Skip the pictures and quote all of the lines exactly.

Supplied material →
========
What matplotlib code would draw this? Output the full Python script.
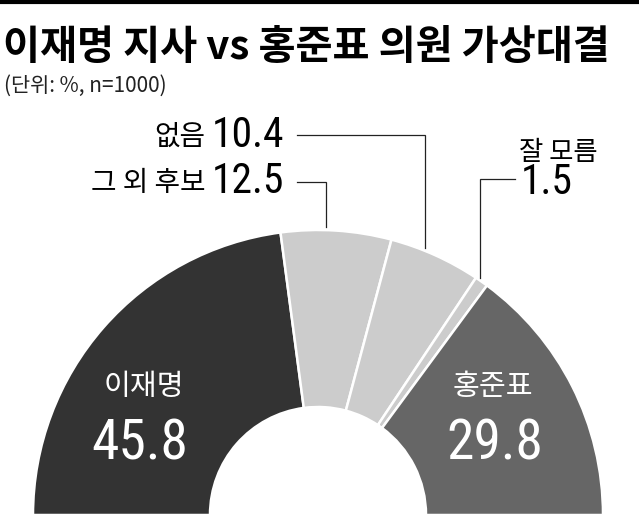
import numpy as np
import matplotlib
matplotlib.use("Agg")
import matplotlib.pyplot as plt
from matplotlib import font_manager as fm

# data
labels = ["이재명", "그 외 후보", "없음", "잘 모름", "홍준표"]
values = [45.8, 12.5, 10.4, 1.5, 29.8]
colors = ["#333333", "#cccccc", "#cccccc", "#cccccc", "#666666"]
title = "이재명 지사 vs 홍준표 의원 가상대결"
subtitle = "(단위: %, n=1000)"

W, H = 639, 517
KR = "Noto Sans CJK KR"
have = {f.name for f in fm.fontManager.ttflist}
NUM = next((n for n in ["Roboto Condensed", "Liberation Sans Narrow",
                        "Open Sans Condensed", "DejaVu Sans Condensed"] if n in have), KR)
plt.rcParams["font.family"] = [KR, "DejaVu Sans"]

fig = plt.figure(figsize=(W / 100, H / 100), dpi=100)
ax = fig.add_axes([0, 0, 1, 1])

def Y(y):
    # image pixel row -> data y
    return H - y

cx, cy = 318, Y(515)
R, r = 285, 108

ax.pie(np.array(values) / 200, normalize=False, colors=colors,
       startangle=180, counterclock=False, radius=R, center=(cx, cy),
       wedgeprops=dict(width=R - r, edgecolor="white", linewidth=1.8))
ax.set_xlim(0, W)
ax.set_ylim(0, H)
ax.set_aspect("equal")
ax.axis("off")

# top bar
ax.plot([0, W], [Y(1.5), Y(1.5)], color="black", lw=3, solid_capstyle="butt")

ax.text(3, Y(59), title, fontsize=29, fontweight="heavy", color="black",
        ha="left", va="baseline")
ax.text(4, Y(92), subtitle, fontsize=15, color="#222222", ha="left", va="baseline")

# labels inside wedges
ax.text(144, Y(395), labels[0], fontsize=21, color="white", ha="center", va="baseline")
ax.text(140, Y(460), f"{values[0]}", fontsize=40, color="white", ha="center",
        va="baseline", family=NUM)
ax.text(493, Y(395), labels[4], fontsize=21, color="white", ha="center", va="baseline")
ax.text(495, Y(460), f"{values[4]}", fontsize=40, color="white", ha="center",
        va="baseline", family=NUM)

# leader labels for small slices
def leader(x_txt, y_row, x_turn):
    dx = x_turn - cx
    y_end = cy + np.sqrt(R ** 2 - dx ** 2) + 3
    ax.plot([x_txt, x_turn, x_turn], [Y(y_row), Y(y_row), y_end],
            color="#222222", lw=0.9, solid_joinstyle="miter")

fig.canvas.draw()
rend = fig.canvas.get_renderer()

for i, y_base, y_line, x_turn in [(1, 193, 182, 326), (2, 147, 135, 425)]:
    t = ax.text(284, Y(y_base), f"{values[i]}", fontsize=30, color="black",
                ha="right", va="baseline", family=NUM)
    bb = t.get_window_extent(rend)
    ax.text(bb.x0 - 6, Y(y_base - 2), labels[i], fontsize=20, color="black",
            ha="right", va="baseline")
    leader(297, y_line, x_turn)

ax.text(519, Y(160), labels[3], fontsize=19, color="black", ha="left", va="baseline")
ax.text(521, Y(194), f"{values[3]}", fontsize=30, color="black", ha="left",
        va="baseline", family=NUM)
leader(515, 179, 480)

fig.savefig("out.png", dpi=100)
========
Answer to the task →
What matplotlib code would draw this? Output the full Python script.
import numpy as np
import matplotlib
matplotlib.use("Agg")
import matplotlib.pyplot as plt
from matplotlib import font_manager as fm

# data
labels = ["이재명", "그 외 후보", "없음", "잘 모름", "홍준표"]
values = [45.8, 12.5, 10.4, 1.5, 29.8]
colors = ["#333333", "#cccccc", "#cccccc", "#cccccc", "#666666"]
title = "이재명 지사 vs 홍준표 의원 가상대결"
subtitle = "(단위: %, n=1000)"

W, H = 639, 517
KR = "Noto Sans CJK KR"
have = {f.name for f in fm.fontManager.ttflist}
NUM = next((n for n in ["Roboto Condensed", "Liberation Sans Narrow",
                        "Open Sans Condensed", "DejaVu Sans Condensed"] if n in have), KR)
plt.rcParams["font.family"] = [KR, "DejaVu Sans"]

fig = plt.figure(figsize=(W / 100, H / 100), dpi=100)
ax = fig.add_axes([0, 0, 1, 1])

def Y(y):
    # image pixel row -> data y
    return H - y

cx, cy = 318, Y(515)
R, r = 285, 108

ax.pie(np.array(values) / 200, normalize=False, colors=colors,
       startangle=180, counterclock=False, radius=R, center=(cx, cy),
       wedgeprops=dict(width=R - r, edgecolor="white", linewidth=1.8))
ax.set_xlim(0, W)
ax.set_ylim(0, H)
ax.set_aspect("equal")
ax.axis("off")

# top bar
ax.plot([0, W], [Y(1.5), Y(1.5)], color="black", lw=3, solid_capstyle="butt")

ax.text(3, Y(59), title, fontsize=29, fontweight="heavy", color="black",
        ha="left", va="baseline")
ax.text(4, Y(92), subtitle, fontsize=15, color="#222222", ha="left", va="baseline")

# labels inside wedges
ax.text(144, Y(395), labels[0], fontsize=21, color="white", ha="center", va="baseline")
ax.text(140, Y(460), f"{values[0]}", fontsize=40, color="white", ha="center",
        va="baseline", family=NUM)
ax.text(493, Y(395), labels[4], fontsize=21, color="white", ha="center", va="baseline")
ax.text(495, Y(460), f"{values[4]}", fontsize=40, color="white", ha="center",
        va="baseline", family=NUM)

# leader labels for small slices
def leader(x_txt, y_row, x_turn):
    dx = x_turn - cx
    y_end = cy + np.sqrt(R ** 2 - dx ** 2) + 3
    ax.plot([x_txt, x_turn, x_turn], [Y(y_row), Y(y_row), y_end],
            color="#222222", lw=0.9, solid_joinstyle="miter")

fig.canvas.draw()
rend = fig.canvas.get_renderer()

for i, y_base, y_line, x_turn in [(1, 193, 182, 326), (2, 147, 135, 425)]:
    t = ax.text(284, Y(y_base), f"{values[i]}", fontsize=30, color="black",
                ha="right", va="baseline", family=NUM)
    bb = t.get_window_extent(rend)
    ax.text(bb.x0 - 6, Y(y_base - 2), labels[i], fontsize=20, color="black",
            ha="right", va="baseline")
    leader(297, y_line, x_turn)

ax.text(519, Y(160), labels[3], fontsize=19, color="black", ha="left", va="baseline")
ax.text(521, Y(194), f"{values[3]}", fontsize=30, color="black", ha="left",
        va="baseline", family=NUM)
leader(515, 179, 480)

fig.savefig("out.png", dpi=100)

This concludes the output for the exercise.